(The following is a translation of the following article: Okinawa Times, 29 August 2021: “Weekly Okinawa Karate No. 230 – Okinawa Kobudō Biographies Series 2 – Ultimate Skill – Lifelong Pursuit – Higa Seitoku (1921-2006) – Bō “Shūshi no Kon” – Efforts to expand Karate and Kobudō)
It is said that Okinawan bōjutsu was established in Ryūkyū by trading with China during the Ryūkyū Kingdom era, and that it was introduced along with Chinese martial arts by the 36 Families of Kume, who introduced Chinese culture. Staffs used in Chinese bōjutsu are thin, long and elastic, but Okinawan bō are thicker than Chinese bō and have a standard length of 6 shaku (~182 cm). Along with the kata that came from China, Okinawa has also created its own original kata of bōjutsu, and many kata of traditional ancient martial arts of Okinawa have been inherited.
Born in Shuri Sueyoshi in Naha City, Higa Seitoku (1921-2006) performed kata of karate in a self-taught manner from an early age, but when he was in the first year of the junior high school of the old school system, he began to receive full-fledged personal instruction in karate and kobudō from the warrior (bujin) Kishimoto Sokō. In 1938, he entered Chūō University and refined his karate skills while studying. While attending school, he performed a martial arts demonstration together with Tōyama Kanken in Tsurumi Ward, Yokohama City. In an interview during his lifetime, Higa mentioned that he was inspired by a novel about Miyamoto Musashi to travel about to gain skill (musha shugyō) on a nationwide pilgrimage. Looking back he recalled,
“I slept outdoors, and when it rained I spent the night at a temple, and stood under a waterfall to train my spirit. The practice at that time was a great plus for my daily life.”
After the outbreak of the Pacific War, he began his military service in 1942 and continued his training in between military services, such as performing karate on the island of Sumatra in Indonesia. After returning to Japan in 1947, he opened the Nichigetsukan Karate Dōjō in Kumamoto, striving to popularize karate and kobudō. Two years later, he returned to Okinawa and gathered young people in Shuri Akahira to teach karate and kobudō.

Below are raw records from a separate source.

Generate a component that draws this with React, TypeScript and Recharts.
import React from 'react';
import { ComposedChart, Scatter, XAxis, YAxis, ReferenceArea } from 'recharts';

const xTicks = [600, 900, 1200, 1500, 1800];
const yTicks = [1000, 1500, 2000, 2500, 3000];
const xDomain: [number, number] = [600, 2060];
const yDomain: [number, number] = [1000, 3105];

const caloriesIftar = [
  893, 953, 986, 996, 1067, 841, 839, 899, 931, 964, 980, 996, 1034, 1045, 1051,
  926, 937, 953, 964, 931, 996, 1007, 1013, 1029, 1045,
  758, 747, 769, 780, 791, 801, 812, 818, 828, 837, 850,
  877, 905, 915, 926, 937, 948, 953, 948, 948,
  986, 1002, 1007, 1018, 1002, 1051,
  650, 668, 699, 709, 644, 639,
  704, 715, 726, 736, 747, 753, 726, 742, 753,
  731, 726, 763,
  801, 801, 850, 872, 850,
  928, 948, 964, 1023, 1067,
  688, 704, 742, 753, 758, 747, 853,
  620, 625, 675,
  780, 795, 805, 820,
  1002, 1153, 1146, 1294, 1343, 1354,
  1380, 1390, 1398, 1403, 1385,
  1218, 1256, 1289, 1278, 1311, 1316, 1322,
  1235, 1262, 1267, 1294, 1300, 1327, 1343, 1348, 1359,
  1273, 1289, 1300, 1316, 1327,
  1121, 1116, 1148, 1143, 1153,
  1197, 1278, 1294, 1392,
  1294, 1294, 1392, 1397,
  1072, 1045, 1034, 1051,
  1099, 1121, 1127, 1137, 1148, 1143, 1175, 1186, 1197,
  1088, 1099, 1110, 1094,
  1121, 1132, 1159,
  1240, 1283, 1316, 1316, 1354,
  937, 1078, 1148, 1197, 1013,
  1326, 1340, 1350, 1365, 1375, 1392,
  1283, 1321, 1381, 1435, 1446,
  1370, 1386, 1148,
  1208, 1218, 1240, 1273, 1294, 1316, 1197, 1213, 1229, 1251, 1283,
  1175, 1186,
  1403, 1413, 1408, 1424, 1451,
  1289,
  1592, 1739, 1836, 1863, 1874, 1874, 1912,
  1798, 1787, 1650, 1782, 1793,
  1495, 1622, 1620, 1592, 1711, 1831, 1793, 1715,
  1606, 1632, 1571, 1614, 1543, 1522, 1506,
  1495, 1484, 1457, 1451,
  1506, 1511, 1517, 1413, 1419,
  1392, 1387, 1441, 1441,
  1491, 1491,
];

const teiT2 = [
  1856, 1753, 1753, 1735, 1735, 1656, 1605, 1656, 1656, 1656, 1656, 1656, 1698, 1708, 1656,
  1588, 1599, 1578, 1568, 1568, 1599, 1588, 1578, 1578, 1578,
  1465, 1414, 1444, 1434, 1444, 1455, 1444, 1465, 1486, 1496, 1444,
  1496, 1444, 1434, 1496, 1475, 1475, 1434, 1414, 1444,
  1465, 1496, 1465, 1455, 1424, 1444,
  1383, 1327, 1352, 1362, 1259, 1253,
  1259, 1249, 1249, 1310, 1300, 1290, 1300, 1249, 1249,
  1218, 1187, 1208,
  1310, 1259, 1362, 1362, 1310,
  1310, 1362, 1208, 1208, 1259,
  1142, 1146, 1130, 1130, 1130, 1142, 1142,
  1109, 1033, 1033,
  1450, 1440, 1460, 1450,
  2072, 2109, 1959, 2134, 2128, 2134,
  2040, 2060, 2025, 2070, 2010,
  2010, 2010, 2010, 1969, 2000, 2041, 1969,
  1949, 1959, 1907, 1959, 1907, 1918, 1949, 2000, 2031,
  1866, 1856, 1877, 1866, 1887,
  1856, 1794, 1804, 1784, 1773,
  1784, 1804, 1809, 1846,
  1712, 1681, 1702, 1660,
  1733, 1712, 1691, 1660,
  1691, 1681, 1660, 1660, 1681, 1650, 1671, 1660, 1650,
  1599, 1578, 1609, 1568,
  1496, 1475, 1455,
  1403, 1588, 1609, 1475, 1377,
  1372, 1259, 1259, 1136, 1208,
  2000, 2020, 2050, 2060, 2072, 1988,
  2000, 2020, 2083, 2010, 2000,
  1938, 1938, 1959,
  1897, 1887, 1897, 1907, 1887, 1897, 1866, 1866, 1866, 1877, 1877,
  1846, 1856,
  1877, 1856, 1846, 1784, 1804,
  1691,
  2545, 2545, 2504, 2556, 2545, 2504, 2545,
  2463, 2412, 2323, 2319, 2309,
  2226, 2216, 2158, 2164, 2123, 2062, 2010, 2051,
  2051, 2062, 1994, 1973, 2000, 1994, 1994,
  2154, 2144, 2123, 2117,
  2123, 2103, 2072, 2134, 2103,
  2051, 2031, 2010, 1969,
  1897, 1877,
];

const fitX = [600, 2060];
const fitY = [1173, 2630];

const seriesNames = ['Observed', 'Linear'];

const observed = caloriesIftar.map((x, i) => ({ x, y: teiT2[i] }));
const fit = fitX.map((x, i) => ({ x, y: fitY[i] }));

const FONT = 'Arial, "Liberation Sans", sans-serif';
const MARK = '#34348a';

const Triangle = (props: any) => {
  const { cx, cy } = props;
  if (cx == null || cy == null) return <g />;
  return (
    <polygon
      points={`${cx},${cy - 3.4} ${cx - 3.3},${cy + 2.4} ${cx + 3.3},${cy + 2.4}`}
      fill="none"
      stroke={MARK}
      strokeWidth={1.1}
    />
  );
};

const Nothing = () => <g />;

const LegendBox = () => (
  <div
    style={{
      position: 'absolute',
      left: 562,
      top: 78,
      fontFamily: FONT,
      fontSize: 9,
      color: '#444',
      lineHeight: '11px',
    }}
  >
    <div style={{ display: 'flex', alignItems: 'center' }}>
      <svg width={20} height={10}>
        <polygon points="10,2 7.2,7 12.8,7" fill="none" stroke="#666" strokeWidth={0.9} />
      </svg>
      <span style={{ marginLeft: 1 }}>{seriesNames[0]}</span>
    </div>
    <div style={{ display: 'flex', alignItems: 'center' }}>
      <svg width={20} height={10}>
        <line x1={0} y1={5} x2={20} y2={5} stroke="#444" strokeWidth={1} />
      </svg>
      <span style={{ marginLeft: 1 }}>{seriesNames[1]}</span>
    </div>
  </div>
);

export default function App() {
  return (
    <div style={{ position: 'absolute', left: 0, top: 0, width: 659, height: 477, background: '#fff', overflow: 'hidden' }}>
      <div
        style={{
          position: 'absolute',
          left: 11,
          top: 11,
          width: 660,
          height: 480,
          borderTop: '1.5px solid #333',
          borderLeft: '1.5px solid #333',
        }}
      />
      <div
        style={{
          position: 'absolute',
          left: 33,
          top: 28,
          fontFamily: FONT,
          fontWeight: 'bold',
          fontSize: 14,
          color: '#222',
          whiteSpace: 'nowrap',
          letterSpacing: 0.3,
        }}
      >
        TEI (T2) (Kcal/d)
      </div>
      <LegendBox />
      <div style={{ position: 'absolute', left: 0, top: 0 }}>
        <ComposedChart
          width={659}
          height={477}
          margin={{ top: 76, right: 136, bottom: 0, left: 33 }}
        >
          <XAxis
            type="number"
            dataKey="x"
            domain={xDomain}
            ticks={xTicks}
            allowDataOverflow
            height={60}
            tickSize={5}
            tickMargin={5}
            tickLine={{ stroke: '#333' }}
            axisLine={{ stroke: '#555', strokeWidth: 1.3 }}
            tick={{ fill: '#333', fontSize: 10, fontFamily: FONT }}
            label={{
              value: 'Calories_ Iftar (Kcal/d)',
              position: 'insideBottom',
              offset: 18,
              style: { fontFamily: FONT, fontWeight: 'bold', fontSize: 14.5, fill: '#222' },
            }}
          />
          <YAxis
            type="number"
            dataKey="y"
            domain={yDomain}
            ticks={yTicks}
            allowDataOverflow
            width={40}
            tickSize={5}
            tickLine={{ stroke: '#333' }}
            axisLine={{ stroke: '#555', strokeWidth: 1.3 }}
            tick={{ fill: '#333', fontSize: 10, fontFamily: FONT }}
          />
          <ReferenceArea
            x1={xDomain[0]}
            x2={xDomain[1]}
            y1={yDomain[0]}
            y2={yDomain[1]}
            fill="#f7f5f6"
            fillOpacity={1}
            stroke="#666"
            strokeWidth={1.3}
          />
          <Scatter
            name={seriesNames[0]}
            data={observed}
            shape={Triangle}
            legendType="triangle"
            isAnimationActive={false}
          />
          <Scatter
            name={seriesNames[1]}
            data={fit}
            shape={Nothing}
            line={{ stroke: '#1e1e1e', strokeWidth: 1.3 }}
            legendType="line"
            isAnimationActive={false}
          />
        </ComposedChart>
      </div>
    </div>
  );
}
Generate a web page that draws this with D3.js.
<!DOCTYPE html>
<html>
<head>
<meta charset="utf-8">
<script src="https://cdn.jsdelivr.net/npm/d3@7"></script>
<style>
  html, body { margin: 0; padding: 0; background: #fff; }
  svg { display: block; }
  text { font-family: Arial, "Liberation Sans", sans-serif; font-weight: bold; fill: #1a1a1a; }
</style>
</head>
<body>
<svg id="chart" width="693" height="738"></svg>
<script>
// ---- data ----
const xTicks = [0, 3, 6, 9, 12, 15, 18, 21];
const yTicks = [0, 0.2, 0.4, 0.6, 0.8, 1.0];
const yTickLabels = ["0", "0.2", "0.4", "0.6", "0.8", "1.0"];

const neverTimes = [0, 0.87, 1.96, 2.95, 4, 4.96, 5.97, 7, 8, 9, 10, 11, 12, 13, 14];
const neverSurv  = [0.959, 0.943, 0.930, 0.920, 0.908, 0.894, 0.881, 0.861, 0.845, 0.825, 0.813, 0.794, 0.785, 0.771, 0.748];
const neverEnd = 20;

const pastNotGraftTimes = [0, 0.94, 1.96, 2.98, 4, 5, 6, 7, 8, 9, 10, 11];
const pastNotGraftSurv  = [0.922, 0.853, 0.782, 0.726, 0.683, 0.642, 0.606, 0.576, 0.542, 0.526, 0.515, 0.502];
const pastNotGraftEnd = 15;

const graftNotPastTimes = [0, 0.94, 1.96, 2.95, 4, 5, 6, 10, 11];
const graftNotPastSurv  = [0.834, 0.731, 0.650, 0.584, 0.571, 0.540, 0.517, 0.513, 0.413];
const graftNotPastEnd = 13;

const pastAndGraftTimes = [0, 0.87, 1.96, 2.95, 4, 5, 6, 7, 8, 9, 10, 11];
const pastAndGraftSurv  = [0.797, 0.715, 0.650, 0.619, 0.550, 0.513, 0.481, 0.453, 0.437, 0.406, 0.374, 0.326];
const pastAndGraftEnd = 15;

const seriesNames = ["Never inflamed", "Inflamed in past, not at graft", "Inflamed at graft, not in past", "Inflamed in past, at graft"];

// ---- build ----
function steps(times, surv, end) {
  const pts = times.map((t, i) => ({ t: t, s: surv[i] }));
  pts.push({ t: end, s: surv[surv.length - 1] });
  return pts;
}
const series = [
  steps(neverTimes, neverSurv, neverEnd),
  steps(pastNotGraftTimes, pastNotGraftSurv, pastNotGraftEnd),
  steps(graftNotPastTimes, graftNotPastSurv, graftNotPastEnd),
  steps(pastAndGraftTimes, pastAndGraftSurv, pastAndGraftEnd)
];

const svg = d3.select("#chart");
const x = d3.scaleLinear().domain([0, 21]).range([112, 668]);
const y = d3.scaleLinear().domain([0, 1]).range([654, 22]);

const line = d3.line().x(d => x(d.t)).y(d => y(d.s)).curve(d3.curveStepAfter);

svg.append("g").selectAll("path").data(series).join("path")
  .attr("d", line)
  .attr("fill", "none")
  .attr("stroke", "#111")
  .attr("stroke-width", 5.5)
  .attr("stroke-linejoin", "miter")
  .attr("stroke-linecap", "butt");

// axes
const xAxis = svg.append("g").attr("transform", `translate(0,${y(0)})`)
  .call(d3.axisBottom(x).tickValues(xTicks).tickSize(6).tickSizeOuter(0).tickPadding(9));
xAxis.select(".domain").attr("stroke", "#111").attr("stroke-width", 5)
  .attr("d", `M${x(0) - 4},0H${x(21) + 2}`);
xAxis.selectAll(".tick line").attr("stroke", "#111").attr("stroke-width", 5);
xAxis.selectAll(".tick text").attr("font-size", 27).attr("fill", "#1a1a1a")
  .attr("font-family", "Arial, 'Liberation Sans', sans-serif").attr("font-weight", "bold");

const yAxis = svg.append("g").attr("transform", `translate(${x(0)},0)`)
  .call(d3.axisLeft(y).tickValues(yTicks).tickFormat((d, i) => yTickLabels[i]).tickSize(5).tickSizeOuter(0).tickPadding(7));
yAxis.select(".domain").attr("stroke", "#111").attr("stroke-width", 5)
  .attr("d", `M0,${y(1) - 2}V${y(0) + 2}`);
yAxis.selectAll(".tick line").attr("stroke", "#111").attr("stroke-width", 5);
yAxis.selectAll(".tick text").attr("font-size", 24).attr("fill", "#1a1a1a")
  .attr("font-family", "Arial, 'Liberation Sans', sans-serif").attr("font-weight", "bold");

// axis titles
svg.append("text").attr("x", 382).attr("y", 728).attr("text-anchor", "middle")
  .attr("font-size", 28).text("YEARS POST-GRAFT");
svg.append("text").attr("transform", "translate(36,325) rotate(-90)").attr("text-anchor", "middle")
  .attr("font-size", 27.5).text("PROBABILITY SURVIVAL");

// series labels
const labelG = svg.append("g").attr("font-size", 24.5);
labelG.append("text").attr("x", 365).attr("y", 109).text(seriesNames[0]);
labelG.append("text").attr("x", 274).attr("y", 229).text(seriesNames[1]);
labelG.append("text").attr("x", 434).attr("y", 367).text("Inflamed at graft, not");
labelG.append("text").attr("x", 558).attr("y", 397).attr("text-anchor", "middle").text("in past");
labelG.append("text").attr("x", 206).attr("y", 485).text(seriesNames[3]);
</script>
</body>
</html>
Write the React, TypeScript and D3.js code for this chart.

In 1957, he studied under Chinen Masami of Yamane-ryū, which is a prestigious school of bōjutsu. He learned the handling techniques and was given the instructor (shihan) license Number 1 [in Yamane-ryū by Chinen Masami]. He also studied under Uehara Seikichi, the successor of Motobu Udundī, which Higa described as a “profound and infinite skill,” and was awarded the 10th dan hanshi, using one’s bare hands to take away the enemies’ various weapons, and then use the skills of tuiti (toritejutsu) to control them.
Regarding the relationship between karate and kobudō, Higa said,
“It cannot be denied that both the arts of using one’s bare hands and the use of ancient weapons are techniques within the range of the ancient martial arts (kobudō) that have been handed down since ancient times. I learned in practice that the ultimate skill of any martial art is that the sword, karate, spearmanship (sōjutsu), and jūjutsu are based on a general principle of technique.”
In the 1960s he established the Okinawa Kobudō Kyōkai. To further develop the Okinawa Kobudō Kyōkai, he dissolved it and established a new organization, the “Zen Okinawa Karate Kobudō Rengōkai,” and served as its president and continued to make efforts for the development of Okinawan karate and kobudō. In 1995 he founded the Shindō-ryū.
Higa’s photos show his performance of Shūshi no Kon. It is considered to be the basic kata of Yamane-ryū bōjutsu, and it has transformations of technique (henka) such as pretending to strike (uchi) when in fact you thrust (tsuki) or chop (tatakikiru).
Higa Kiyohiko (77), the eldest son of Higa Seitoku and chairman of the Bugei no Kai (martial arts association) who inherited the teaching of karate and kobudō, explained regarding the bōjutsu of Yamane-ryū, “In deflecting (uke) and thrusting (tsuki) with the bō, there is a motion as if expanding and contracting (or, a elastic; flexibile motion). It has a feature that makes it difficult for the other party to control the fighting distance.” Regarding Higa Seitoku during his lifetime, he reflects,
“It’s vile to say that you won or lost. He (Higa Seitoku) set up the Bugei no Kai, saying that it is a “life road” (seidō) to bring to life yourself, and to bring to life others. He eventually came up with his own Shindō-ryū style of using ki to control an opponent.”
Those teachings were inherited by his disciples, and many martial arts artists from all over the world are still visiting the dōjō of Chairman Higa.